## WRITTEN INSTRUCTION
Using the material below, print a verbatim copy of every line from the one containing "Convert this chart to Plotly code." through the one containing "import pandas as pd", inclusive, and omit the pictures.

### RECORDS FOR THIS EXERCISE

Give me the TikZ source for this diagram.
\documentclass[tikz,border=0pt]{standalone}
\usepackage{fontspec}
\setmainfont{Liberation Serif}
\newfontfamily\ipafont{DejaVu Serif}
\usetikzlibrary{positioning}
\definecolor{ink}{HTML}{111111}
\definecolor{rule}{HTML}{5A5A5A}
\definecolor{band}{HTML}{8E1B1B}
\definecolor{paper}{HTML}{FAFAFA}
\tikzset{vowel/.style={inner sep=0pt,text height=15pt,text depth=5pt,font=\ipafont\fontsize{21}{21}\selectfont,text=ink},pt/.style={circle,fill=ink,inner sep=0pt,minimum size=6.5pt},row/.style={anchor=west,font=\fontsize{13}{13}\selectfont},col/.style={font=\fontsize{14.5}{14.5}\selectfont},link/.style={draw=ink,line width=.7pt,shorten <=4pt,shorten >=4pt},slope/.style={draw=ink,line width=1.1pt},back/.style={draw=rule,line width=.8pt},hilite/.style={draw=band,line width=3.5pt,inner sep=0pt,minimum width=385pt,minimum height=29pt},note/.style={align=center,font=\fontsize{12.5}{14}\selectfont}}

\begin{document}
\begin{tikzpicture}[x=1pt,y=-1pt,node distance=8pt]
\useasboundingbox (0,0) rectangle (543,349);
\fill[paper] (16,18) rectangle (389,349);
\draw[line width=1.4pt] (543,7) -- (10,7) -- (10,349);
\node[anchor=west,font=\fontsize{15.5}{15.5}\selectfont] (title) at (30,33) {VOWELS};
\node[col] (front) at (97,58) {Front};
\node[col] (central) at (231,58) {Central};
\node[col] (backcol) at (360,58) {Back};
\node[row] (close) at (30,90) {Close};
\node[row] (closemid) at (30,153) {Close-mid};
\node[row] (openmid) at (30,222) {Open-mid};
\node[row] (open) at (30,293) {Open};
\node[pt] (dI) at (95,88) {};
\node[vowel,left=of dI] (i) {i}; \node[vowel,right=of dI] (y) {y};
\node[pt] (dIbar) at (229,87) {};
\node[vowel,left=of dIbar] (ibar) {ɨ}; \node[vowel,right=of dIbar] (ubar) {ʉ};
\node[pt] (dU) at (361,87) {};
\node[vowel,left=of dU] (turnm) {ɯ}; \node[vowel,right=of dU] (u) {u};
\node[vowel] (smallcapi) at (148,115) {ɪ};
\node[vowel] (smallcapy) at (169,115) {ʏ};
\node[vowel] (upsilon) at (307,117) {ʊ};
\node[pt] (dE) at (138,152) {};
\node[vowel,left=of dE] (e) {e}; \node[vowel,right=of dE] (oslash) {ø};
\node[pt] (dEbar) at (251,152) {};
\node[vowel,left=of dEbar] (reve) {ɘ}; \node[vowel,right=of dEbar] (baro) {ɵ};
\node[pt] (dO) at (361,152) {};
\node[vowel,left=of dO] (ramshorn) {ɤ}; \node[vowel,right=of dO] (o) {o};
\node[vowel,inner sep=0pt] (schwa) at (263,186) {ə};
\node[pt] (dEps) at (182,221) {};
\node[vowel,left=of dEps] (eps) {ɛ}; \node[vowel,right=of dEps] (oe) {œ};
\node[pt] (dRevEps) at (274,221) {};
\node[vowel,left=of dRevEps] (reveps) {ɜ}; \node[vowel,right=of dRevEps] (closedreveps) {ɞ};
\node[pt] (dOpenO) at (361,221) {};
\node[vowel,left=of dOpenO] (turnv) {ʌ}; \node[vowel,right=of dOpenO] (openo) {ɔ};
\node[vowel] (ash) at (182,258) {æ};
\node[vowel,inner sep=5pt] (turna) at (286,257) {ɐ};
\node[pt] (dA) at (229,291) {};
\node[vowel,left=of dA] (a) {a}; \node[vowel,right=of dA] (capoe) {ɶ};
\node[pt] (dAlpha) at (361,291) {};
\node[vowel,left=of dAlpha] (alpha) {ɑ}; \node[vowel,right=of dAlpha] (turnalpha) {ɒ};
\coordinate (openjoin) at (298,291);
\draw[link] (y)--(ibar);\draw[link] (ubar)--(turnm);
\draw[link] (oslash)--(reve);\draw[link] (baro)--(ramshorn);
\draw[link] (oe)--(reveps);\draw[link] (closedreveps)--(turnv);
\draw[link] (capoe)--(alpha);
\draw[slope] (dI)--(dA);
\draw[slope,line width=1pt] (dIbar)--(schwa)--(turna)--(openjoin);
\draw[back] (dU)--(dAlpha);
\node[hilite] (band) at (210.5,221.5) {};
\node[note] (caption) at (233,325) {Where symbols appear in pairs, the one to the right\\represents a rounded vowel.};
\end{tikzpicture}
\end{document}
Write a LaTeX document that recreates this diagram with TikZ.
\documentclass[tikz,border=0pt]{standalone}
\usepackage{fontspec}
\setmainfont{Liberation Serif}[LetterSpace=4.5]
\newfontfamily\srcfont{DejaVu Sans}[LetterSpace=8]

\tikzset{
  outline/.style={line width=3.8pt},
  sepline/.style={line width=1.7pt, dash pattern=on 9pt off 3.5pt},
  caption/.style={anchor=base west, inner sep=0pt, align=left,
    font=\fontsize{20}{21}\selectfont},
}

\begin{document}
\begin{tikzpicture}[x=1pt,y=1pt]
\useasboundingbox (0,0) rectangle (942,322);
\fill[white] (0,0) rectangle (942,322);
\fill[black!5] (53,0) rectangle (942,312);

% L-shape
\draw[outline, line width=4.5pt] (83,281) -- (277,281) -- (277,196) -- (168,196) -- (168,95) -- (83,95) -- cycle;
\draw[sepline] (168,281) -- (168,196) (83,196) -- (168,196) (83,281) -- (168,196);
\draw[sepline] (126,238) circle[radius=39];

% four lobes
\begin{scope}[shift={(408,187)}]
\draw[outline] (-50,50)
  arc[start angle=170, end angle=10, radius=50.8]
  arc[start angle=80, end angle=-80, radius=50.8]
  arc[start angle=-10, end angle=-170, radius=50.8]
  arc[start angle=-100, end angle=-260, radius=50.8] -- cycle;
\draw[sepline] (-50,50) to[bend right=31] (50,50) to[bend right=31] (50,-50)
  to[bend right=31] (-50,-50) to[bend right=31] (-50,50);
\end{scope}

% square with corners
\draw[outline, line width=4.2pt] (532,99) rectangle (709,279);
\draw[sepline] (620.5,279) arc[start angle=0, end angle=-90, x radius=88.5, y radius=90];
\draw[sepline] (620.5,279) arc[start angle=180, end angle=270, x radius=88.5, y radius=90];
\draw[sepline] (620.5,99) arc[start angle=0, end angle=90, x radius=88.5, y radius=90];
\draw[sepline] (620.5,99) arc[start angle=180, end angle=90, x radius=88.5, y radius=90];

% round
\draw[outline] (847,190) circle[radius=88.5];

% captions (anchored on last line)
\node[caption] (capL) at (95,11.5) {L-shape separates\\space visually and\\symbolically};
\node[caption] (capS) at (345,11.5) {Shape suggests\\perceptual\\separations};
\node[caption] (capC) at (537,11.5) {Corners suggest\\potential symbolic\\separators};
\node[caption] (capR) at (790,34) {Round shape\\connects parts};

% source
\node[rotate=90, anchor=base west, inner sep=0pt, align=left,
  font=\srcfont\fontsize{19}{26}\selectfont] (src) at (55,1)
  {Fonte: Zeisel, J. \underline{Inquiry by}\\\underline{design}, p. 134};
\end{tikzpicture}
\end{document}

######
### RECORDS FOR THIS EXERCISE

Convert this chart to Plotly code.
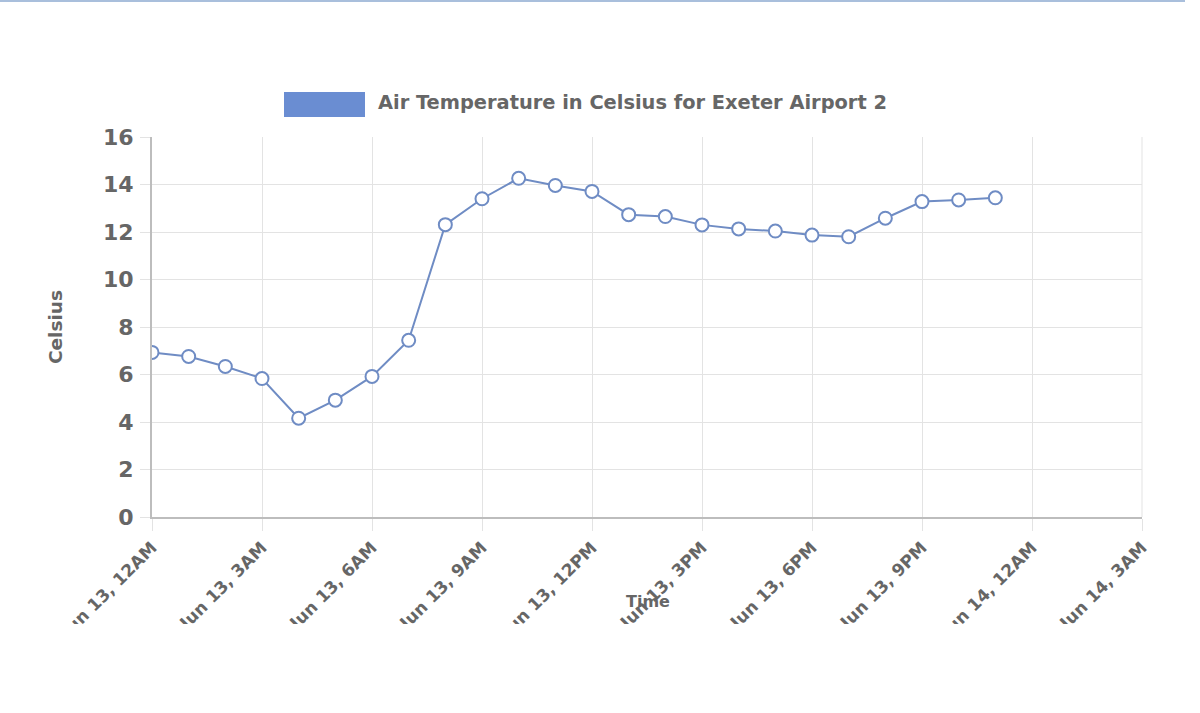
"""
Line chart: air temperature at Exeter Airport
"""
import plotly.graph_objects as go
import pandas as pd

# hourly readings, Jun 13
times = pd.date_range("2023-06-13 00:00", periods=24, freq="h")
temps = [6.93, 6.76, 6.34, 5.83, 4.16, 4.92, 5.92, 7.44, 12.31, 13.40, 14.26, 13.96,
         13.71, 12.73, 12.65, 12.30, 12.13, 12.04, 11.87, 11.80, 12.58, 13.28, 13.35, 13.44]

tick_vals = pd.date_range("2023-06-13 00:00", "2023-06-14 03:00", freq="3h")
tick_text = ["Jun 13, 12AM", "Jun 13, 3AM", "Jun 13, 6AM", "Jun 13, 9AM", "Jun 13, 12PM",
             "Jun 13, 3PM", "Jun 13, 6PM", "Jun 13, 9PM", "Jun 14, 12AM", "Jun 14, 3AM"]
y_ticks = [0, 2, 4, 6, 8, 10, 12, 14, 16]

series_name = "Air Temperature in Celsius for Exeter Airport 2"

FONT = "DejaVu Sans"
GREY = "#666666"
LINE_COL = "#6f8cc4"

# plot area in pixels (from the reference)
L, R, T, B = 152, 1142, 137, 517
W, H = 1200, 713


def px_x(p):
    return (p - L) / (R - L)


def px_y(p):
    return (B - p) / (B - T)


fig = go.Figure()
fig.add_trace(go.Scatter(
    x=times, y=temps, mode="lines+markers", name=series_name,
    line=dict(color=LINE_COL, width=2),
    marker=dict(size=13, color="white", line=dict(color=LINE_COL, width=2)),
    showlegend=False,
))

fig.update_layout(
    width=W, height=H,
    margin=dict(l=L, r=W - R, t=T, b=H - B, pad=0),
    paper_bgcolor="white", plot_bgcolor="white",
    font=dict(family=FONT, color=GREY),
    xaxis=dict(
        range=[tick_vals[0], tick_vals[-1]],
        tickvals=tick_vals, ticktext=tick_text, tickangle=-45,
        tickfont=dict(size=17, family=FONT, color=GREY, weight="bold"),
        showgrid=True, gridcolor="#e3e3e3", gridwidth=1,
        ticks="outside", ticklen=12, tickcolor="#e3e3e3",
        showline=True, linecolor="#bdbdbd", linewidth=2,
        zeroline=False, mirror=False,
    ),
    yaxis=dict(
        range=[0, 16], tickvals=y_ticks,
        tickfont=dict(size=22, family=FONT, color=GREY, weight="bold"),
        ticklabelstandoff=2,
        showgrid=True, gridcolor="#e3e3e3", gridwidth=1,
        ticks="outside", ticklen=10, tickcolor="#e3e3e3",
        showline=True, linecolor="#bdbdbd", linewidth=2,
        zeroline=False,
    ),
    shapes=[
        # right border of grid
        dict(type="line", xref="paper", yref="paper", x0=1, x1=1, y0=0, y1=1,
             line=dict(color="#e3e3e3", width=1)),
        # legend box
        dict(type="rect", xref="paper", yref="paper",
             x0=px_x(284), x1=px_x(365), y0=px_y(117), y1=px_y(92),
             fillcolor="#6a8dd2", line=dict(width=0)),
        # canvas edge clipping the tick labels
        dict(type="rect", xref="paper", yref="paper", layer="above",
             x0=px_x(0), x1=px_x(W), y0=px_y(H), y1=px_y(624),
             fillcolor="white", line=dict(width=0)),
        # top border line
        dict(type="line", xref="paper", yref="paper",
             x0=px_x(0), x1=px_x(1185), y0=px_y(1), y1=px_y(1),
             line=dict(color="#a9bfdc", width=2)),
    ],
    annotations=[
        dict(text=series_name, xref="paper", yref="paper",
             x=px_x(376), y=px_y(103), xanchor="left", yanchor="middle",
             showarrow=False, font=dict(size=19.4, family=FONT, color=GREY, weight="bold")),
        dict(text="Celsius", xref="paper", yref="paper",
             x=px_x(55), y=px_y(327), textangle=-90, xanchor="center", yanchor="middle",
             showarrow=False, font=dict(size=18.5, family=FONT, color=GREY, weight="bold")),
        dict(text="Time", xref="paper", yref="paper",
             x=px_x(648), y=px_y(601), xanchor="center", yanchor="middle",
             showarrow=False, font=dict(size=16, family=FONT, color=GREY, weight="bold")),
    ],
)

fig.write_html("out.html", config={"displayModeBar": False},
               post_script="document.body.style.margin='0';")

######

## FINISHED ANSWER
Convert this chart to Plotly code.
"""
Line chart: air temperature at Exeter Airport
"""
import plotly.graph_objects as go
import pandas as pd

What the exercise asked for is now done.